Heute anders #2: Zugbekanntschaften schliessen
Zeitpunkt-Leserin Isabel Maurer erzählt, wie sie aus dem mentalen Pandemie-Hamsterrad ausbricht: mit spontanen Gesprächen im Zug, die sie mitunter sogar ihren Ärger übers Bundesamt für Gesundheit vergessen lassen.
Ich denke, man hat immer die Wahl, worauf man seinen Blick richten will. Wenn ich eine veränderte Welt will, dann fange ich bei mir an. Ich habe früher schon immer wieder bewusst «Anderes» in meinen Alltag eingebaut. Aber in den letzten eineinhalb Jahren ist meine Aufmerksamkeit noch mehr geschärft worden.

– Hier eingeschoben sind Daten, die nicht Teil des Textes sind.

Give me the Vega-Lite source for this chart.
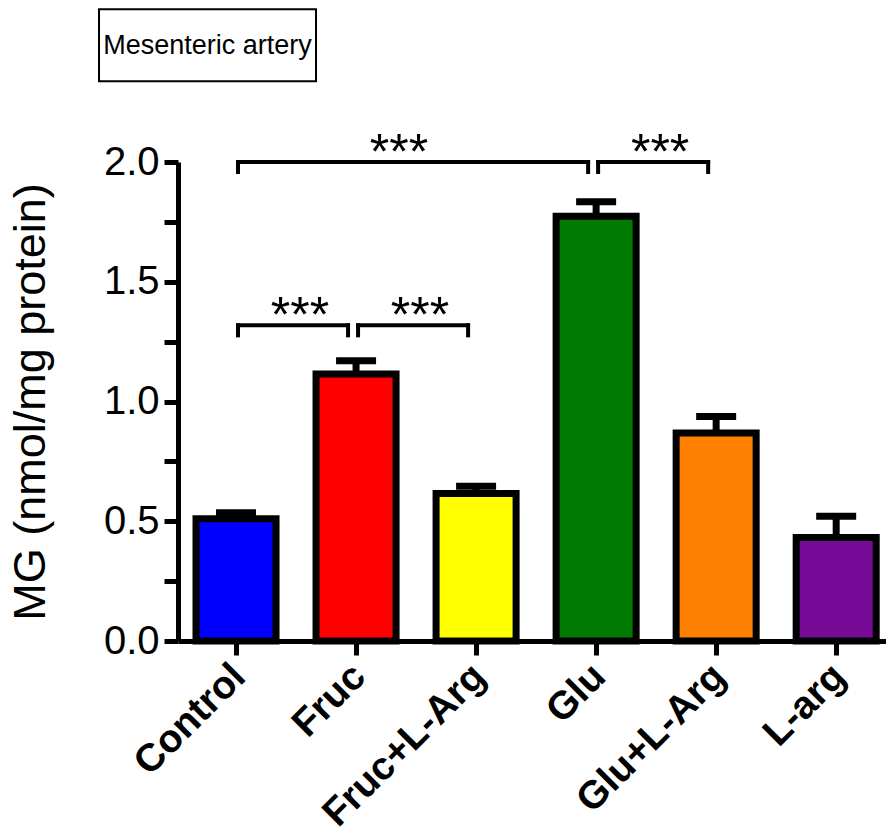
{
  "$schema": "https://vega.github.io/schema/vega-lite/v6.json",
  "width": 709,
  "height": 479,
  "padding": {"left": 8, "top": 8, "right": 0, "bottom": 0},
  "background": "white",
  "config": {
    "view": {"stroke": null},
    "font": "Liberation Sans"
  },
  "datasets": {
    "bars": [
      {"group": "Control", "mean": 0.51, "upper": 0.535},
      {"group": "Fruc", "mean": 1.115, "upper": 1.17},
      {"group": "Fruc+L-Arg", "mean": 0.616, "upper": 0.646},
      {"group": "Glu", "mean": 1.773, "upper": 1.834},
      {"group": "Glu+L-Arg", "mean": 0.868, "upper": 0.937},
      {"group": "L-arg", "mean": 0.432, "upper": 0.521}
    ],
    "brackets": [
      {"from": "Control", "to": "Glu", "y": 2.0, "label": "***"},
      {"from": "Glu", "to": "Glu+L-Arg", "y": 2.0, "label": "***"},
      {"from": "Control", "to": "Fruc", "y": 1.318, "label": "***"},
      {"from": "Fruc", "to": "Fruc+L-Arg", "y": 1.318, "label": "***"}
    ],
    "title": [{"text": "Mesenteric artery"}]
  },
  "encoding": {
    "x": {
      "field": "group",
      "type": "nominal",
      "sort": null,
      "scale": {
        "domain": ["Control", "Fruc", "Fruc+L-Arg", "Glu", "Glu+L-Arg", "L-arg"],
        "paddingInner": 0.3333,
        "paddingOuter": 0.12,
        "align": 0.625
      },
      "axis": {
        "title": null,
        "labelAngle": -45,
        "labelAlign": "right",
        "labelBaseline": "middle",
        "labelFont": "Liberation Sans",
        "labelFontSize": 39,
        "labelFontWeight": "bold",
        "labelColor": "black",
        "labelLimit": 0,
        "labelPadding": 15,
        "labelOffset": 3,
        "tickSize": 14,
        "tickWidth": 5,
        "tickColor": "black",
        "domainWidth": 5,
        "domainColor": "black",
        "grid": false
      }
    }
  },
  "layer": [
    {
      "data": {"name": "title"},
      "mark": {"type": "rect", "fill": "white", "stroke": "black", "strokeWidth": 2, "width": 217, "xOffset": -28.5},
      "encoding": {
        "x": {"datum": "Control", "type": "nominal"},
        "y": {"datum": 2.337, "type": "quantitative"},
        "y2": {"datum": 2.638}
      }
    },
    {
      "data": {"name": "title"},
      "mark": {"type": "text", "font": "Liberation Sans", "fontSize": 27, "color": "black", "align": "center", "baseline": "middle", "dx": -28.5, "dy": 1},
      "encoding": {
        "x": {"datum": "Control", "type": "nominal"},
        "y": {"datum": 2.488, "type": "quantitative"},
        "text": {"field": "text"}
      }
    },
    {
      "data": {"name": "bars"},
      "mark": {"type": "bar", "stroke": "black", "strokeWidth": 7},
      "encoding": {
        "y": {
          "field": "mean",
          "type": "quantitative",
          "scale": {"domain": [0, 2], "nice": false, "zero": true},
          "axis": {
            "title": "MG (nmol/mg protein)",
            "titleFont": "Liberation Sans",
            "titleFontSize": 45,
            "titleFontWeight": "normal",
            "titleColor": "black",
            "titlePadding": 50,
            "values": [0, 0.25, 0.5, 0.75, 1, 1.25, 1.5, 1.75, 2],
            "labelExpr": "datum.value % 0.5 === 0 ? format(datum.value, '.1f') : ''",
            "labelFont": "Liberation Sans",
            "labelFontSize": 40,
            "labelColor": "black",
            "labelPadding": 5,
            "tickSize": 14,
            "tickWidth": 5,
            "tickColor": "black",
            "domainWidth": 5,
            "domainColor": "black",
            "grid": false
          }
        },
        "color": {
          "field": "group",
          "type": "nominal",
          "scale": {
            "domain": ["Control", "Fruc", "Fruc+L-Arg", "Glu", "Glu+L-Arg", "L-arg"],
            "range": ["#0000FF", "#FF0000", "#FFFF00", "#007A00", "#FF8000", "#760A97"]
          },
          "legend": null
        }
      }
    },
    {
      "data": {"name": "bars"},
      "mark": {"type": "rule", "color": "black", "strokeWidth": 7},
      "encoding": {
        "y": {"field": "mean", "type": "quantitative"},
        "y2": {"field": "upper"}
      }
    },
    {
      "data": {"name": "bars"},
      "mark": {"type": "tick", "color": "black", "size": 40, "thickness": 7, "orient": "horizontal", "opacity": 1},
      "encoding": {
        "y": {"field": "upper", "type": "quantitative"}
      }
    },
    {
      "data": {"name": "brackets"},
      "mark": {"type": "rule", "color": "black", "strokeWidth": 4, "strokeCap": "square", "xOffset": 2, "x2Offset": -8},
      "encoding": {
        "x": {"field": "from", "type": "nominal"},
        "x2": {"field": "to"},
        "y": {"field": "y", "type": "quantitative"}
      }
    },
    {
      "data": {"name": "brackets"},
      "mark": {"type": "rule", "color": "black", "strokeWidth": 4, "strokeCap": "square", "xOffset": 2, "y2Offset": 10},
      "encoding": {
        "x": {"field": "from", "type": "nominal"},
        "y": {"field": "y", "type": "quantitative"},
        "y2": {"field": "y"}
      }
    },
    {
      "data": {"name": "brackets"},
      "mark": {"type": "rule", "color": "black", "strokeWidth": 4, "strokeCap": "square", "xOffset": -8, "y2Offset": 10},
      "encoding": {
        "x": {"field": "to", "type": "nominal"},
        "y": {"field": "y", "type": "quantitative"},
        "y2": {"field": "y"}
      }
    },
    {
      "data": {"name": "brackets"},
      "transform": [{"filter": "datum.to !== 'Glu'"}],
      "mark": {"type": "text", "fontSize": 50, "color": "black", "align": "center", "baseline": "alphabetic", "dx": 64, "dy": 7},
      "encoding": {
        "x": {"field": "from", "type": "nominal"},
        "y": {"field": "y", "type": "quantitative"},
        "text": {"field": "label"}
      }
    },
    {
      "data": {"name": "brackets"},
      "transform": [{"filter": "datum.to === 'Glu'"}],
      "mark": {"type": "text", "fontSize": 50, "color": "black", "align": "center", "baseline": "alphabetic", "dx": 163, "dy": 7},
      "encoding": {
        "x": {"field": "from", "type": "nominal"},
        "y": {"field": "y", "type": "quantitative"},
        "text": {"field": "label"}
      }
    }
  ]
}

Was sich verändert hat: Ich spreche mit mehr Leuten, die ich nicht kenne. Zum Beispiel am Bahnhof, im Zug oder auf der Strasse. Ich eröffne das Gespräch, spreche einfach jemanden an. Es sind manchmal nur kurze Begegnungen, ein Gruss, ein Lächeln oder Wünsche für einen schönen Tag, und die Wege gehen wieder auseinander. Manchmal entstehen auch neue «Zugbekanntschaften». Ich lege dann mein Buch zur Seite und fühle mich bereichert durch die Begegnungen. Das Buch kann warten.

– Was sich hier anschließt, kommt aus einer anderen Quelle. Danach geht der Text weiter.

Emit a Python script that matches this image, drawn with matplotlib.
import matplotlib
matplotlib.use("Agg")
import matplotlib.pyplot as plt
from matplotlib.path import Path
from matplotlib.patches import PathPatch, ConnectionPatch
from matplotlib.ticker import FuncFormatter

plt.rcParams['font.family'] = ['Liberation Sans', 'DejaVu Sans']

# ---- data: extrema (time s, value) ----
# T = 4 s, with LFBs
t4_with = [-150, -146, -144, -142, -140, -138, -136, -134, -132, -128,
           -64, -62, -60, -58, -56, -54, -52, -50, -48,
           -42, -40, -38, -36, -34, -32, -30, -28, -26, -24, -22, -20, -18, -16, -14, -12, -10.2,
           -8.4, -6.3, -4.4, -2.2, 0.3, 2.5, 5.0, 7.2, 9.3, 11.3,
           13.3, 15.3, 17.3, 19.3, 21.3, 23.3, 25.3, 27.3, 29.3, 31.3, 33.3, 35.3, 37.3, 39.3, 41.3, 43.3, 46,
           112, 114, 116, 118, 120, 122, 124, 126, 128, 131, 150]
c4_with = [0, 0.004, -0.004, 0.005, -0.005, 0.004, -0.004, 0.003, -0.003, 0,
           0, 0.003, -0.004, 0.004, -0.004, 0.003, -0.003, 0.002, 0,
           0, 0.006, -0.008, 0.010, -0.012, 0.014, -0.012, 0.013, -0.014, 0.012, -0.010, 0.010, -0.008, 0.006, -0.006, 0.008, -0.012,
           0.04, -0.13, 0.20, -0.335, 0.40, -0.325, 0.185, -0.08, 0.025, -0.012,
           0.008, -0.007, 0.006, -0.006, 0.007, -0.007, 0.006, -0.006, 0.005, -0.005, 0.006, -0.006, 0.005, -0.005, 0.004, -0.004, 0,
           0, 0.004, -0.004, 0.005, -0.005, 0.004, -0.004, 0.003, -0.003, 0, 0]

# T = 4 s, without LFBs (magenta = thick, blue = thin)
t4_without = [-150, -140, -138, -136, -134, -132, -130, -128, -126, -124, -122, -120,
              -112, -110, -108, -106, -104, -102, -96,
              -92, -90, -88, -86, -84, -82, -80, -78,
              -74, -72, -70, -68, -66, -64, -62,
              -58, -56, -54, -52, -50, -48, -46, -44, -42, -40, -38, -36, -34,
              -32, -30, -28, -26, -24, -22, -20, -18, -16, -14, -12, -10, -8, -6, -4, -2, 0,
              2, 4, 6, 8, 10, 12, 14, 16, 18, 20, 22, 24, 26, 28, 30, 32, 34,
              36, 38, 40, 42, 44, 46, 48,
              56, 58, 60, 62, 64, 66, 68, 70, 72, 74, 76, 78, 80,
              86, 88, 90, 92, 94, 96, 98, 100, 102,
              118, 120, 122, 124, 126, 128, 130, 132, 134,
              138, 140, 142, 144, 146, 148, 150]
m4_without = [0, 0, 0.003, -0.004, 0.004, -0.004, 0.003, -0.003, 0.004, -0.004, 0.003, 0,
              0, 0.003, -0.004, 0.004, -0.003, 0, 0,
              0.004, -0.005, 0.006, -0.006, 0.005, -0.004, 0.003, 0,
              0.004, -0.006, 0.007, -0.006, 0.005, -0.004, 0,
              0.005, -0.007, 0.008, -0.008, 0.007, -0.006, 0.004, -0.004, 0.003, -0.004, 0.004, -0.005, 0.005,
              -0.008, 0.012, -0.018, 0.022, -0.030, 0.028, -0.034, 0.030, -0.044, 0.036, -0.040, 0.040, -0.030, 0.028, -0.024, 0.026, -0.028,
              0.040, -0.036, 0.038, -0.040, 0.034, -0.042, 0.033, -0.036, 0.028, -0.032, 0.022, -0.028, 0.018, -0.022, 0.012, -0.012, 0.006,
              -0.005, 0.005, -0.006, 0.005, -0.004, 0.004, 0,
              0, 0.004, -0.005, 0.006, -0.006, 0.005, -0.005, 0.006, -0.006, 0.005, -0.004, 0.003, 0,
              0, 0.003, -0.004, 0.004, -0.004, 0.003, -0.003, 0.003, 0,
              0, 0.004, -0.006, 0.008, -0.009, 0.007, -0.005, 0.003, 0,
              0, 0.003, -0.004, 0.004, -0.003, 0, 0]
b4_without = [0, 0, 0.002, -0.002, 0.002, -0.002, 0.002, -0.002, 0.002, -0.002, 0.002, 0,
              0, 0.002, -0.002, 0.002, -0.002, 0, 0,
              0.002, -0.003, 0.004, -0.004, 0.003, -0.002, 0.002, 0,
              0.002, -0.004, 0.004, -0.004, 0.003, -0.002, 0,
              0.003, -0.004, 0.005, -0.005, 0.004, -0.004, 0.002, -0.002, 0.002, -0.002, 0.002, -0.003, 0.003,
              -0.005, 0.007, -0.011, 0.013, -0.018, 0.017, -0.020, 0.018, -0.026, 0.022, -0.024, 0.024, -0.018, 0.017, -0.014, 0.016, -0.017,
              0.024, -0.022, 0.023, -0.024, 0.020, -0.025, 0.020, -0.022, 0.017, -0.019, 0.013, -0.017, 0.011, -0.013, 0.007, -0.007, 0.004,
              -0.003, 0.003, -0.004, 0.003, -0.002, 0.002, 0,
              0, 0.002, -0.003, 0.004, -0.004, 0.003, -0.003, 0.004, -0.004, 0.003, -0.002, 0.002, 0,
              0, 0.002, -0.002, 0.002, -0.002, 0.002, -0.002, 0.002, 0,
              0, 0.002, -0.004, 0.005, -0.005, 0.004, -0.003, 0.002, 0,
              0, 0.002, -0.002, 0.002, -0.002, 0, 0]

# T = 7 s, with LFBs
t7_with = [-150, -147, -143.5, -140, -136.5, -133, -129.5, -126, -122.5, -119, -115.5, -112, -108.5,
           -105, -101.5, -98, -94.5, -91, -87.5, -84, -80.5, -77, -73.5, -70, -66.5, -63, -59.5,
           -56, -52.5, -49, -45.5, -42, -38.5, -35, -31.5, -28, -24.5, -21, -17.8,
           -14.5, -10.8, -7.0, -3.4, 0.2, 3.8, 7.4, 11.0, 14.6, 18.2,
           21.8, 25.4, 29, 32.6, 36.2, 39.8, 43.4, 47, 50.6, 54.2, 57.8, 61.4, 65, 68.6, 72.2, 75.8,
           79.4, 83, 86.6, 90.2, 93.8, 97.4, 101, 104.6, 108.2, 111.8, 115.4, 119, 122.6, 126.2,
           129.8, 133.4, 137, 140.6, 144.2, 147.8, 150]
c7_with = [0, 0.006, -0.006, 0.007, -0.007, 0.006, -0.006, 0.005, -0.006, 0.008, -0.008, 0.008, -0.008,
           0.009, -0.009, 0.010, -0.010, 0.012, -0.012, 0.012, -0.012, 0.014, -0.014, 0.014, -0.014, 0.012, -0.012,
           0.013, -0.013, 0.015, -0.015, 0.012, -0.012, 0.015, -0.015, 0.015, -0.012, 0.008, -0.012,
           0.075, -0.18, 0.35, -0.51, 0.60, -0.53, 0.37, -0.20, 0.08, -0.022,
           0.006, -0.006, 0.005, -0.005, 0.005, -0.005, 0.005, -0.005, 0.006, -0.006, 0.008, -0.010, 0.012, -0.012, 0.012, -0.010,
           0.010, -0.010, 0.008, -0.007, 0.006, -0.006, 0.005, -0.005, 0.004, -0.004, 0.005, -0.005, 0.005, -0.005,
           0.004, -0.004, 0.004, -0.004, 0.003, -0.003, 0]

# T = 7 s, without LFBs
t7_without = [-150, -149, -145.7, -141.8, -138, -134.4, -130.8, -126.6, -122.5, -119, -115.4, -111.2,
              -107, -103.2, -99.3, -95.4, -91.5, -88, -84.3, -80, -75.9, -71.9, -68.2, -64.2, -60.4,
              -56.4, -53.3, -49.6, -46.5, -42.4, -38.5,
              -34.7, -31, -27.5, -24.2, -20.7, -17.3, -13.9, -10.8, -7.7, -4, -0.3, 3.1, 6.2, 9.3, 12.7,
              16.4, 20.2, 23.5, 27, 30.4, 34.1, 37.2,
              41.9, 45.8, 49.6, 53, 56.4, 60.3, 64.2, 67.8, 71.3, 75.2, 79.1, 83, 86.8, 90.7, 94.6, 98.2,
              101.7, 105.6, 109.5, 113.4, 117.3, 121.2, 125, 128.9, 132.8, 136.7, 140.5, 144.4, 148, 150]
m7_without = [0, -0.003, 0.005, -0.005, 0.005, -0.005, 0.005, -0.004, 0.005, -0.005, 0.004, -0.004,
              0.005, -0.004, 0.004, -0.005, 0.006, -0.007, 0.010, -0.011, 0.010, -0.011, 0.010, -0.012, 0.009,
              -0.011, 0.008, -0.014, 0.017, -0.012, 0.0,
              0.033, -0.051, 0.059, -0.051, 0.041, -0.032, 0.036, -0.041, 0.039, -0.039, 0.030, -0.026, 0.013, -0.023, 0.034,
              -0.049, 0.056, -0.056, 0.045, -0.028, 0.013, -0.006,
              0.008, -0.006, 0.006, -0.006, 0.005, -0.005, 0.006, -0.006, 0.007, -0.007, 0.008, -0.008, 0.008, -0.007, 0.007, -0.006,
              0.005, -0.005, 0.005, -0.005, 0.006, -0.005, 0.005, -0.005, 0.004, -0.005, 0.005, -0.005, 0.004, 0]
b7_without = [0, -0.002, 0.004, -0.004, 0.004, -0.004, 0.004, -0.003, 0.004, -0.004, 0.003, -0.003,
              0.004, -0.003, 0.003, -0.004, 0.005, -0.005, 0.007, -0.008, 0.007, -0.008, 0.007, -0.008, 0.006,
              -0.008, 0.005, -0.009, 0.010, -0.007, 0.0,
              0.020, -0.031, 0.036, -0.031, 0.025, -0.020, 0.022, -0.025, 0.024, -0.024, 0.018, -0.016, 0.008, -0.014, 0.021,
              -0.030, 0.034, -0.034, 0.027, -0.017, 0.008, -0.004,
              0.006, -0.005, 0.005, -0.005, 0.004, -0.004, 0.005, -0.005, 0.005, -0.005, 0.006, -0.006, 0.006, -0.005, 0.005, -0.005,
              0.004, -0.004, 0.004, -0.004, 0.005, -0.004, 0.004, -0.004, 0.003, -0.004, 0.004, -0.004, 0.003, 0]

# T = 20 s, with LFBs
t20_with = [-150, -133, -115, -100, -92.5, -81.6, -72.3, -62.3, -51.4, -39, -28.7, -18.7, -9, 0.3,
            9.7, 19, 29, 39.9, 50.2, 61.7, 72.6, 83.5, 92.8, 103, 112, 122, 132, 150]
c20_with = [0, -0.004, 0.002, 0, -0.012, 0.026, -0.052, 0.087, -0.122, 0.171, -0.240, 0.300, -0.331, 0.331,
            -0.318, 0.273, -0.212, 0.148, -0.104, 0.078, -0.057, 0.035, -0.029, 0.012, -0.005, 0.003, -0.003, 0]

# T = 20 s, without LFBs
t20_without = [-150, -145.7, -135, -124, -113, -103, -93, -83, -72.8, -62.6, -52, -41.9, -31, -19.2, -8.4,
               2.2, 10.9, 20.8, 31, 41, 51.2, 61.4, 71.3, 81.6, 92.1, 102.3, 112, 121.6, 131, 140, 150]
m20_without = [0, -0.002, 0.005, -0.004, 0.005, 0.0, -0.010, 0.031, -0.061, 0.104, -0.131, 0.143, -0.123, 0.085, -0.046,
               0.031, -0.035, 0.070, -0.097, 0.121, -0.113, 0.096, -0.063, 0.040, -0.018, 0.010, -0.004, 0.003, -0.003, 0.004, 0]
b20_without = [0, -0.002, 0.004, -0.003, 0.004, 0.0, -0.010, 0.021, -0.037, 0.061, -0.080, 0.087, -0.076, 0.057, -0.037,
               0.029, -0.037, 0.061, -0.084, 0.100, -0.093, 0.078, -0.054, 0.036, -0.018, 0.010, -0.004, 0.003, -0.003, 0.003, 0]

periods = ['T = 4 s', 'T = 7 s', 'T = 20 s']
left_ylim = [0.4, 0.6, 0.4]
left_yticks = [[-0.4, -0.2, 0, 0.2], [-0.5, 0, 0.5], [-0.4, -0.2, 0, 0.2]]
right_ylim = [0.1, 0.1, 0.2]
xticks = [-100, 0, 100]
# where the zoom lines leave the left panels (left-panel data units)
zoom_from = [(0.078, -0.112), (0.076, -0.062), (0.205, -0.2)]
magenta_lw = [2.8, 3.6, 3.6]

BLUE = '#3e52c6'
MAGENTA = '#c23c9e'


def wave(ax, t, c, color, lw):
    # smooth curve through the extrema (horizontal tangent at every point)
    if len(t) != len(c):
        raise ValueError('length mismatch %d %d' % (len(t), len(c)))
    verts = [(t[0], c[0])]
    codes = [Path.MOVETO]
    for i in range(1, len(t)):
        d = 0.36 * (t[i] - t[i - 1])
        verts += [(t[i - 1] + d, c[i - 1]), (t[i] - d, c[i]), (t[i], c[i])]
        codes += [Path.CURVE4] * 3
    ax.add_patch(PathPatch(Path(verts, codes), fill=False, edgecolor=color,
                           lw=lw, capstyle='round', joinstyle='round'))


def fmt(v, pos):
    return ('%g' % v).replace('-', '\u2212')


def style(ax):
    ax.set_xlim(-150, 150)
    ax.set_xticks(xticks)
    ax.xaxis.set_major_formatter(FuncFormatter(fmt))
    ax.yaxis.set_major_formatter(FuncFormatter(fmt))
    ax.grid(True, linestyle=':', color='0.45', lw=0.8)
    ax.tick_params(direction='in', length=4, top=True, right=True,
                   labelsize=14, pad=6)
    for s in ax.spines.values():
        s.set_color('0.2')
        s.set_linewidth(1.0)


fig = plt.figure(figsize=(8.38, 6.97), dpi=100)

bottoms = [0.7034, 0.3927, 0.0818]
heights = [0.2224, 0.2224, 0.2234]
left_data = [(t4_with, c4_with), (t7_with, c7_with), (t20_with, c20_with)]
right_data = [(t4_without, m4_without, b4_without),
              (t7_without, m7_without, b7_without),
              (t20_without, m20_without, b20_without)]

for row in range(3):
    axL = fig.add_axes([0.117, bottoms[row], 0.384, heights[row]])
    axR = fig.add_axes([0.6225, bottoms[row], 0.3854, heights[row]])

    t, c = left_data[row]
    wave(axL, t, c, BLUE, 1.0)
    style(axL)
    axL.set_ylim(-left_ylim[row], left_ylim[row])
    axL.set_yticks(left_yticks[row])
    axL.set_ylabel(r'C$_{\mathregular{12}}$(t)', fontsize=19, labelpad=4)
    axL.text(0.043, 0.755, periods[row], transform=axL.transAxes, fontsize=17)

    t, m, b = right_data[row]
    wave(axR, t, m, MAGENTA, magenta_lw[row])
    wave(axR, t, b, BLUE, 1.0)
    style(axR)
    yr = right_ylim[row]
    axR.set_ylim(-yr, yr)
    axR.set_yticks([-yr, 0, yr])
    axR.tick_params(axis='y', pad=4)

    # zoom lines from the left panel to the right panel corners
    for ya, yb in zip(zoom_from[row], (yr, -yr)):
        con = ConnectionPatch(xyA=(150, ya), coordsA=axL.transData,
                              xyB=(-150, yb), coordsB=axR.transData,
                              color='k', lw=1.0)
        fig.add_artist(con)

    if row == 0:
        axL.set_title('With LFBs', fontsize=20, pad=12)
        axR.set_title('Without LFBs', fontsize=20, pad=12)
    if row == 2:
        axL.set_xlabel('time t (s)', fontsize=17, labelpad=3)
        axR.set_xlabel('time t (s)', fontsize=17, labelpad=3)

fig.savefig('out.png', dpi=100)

Vor ein paar Tagen regte ich mich auf dem Weg zum Bahnhof wieder einmal furchtbar darüber auf, dass die Parlamentarierinnen und Parlamentarier offenbar keine Masken mehr tragen in der Session, wir aber im Büro und in Gesprächen dazu verpflichtet sind, trotz Plexiglasscheiben und Abstand. So dachte ich, ich schreibe gleich ans Bundesamt für Gesundheit und an die National- und Ständerätinnen, man möge mir doch bitte diese Ungerechtigkeit erklären! Trotz meiner Erfahrung, dass dies nichts bringt und ich wohl – wenn überhaupt – irgend eine fadenscheinige Begründung erhalten würde, die mich dann wieder ärgert.

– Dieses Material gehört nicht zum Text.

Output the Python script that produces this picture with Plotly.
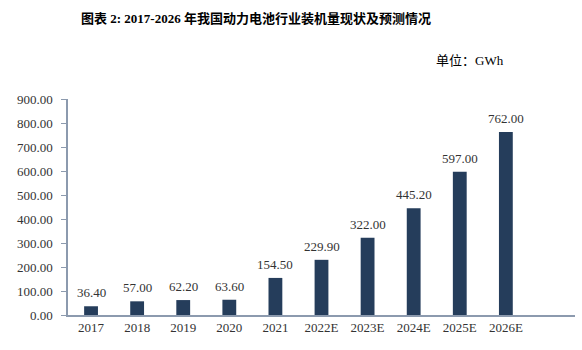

Doch dann erinnerte ich mich an die Mail vom Zeitpunkt und den Aufruf, «heute» etwas anders zu machen. Ich sass alleine im Speisewagen, genoss den Kaffee und kam in ein erfrischendes, fröhliches Gespräch mit dem Servicefachmann. Wie schön! Meine Stimmung hob sich, und als meine Station kam, wünschten wir uns einen schönen Tag. Ich bedankte mich für seine Aufmerksamkeit und stieg beschwingt aus, er blieb mit einem breiten Lächeln zurück. Wie schön, dachte ich, so zur Arbeit zu fahren.
So habe ich nun also eine Mail an den Zeitpunkt geschrieben statt ans Bundesamt für Gesundheit und ans Parlament. Mir geht es damit besser und ich freue mich, dass es den Zeitpunkt gibt. Danke für den Hinweis, und ich wünsche allen einen zauberhaft-fröhlich-beschwingten Tag mit vielen Geschichten, die heute den Unterschied machen.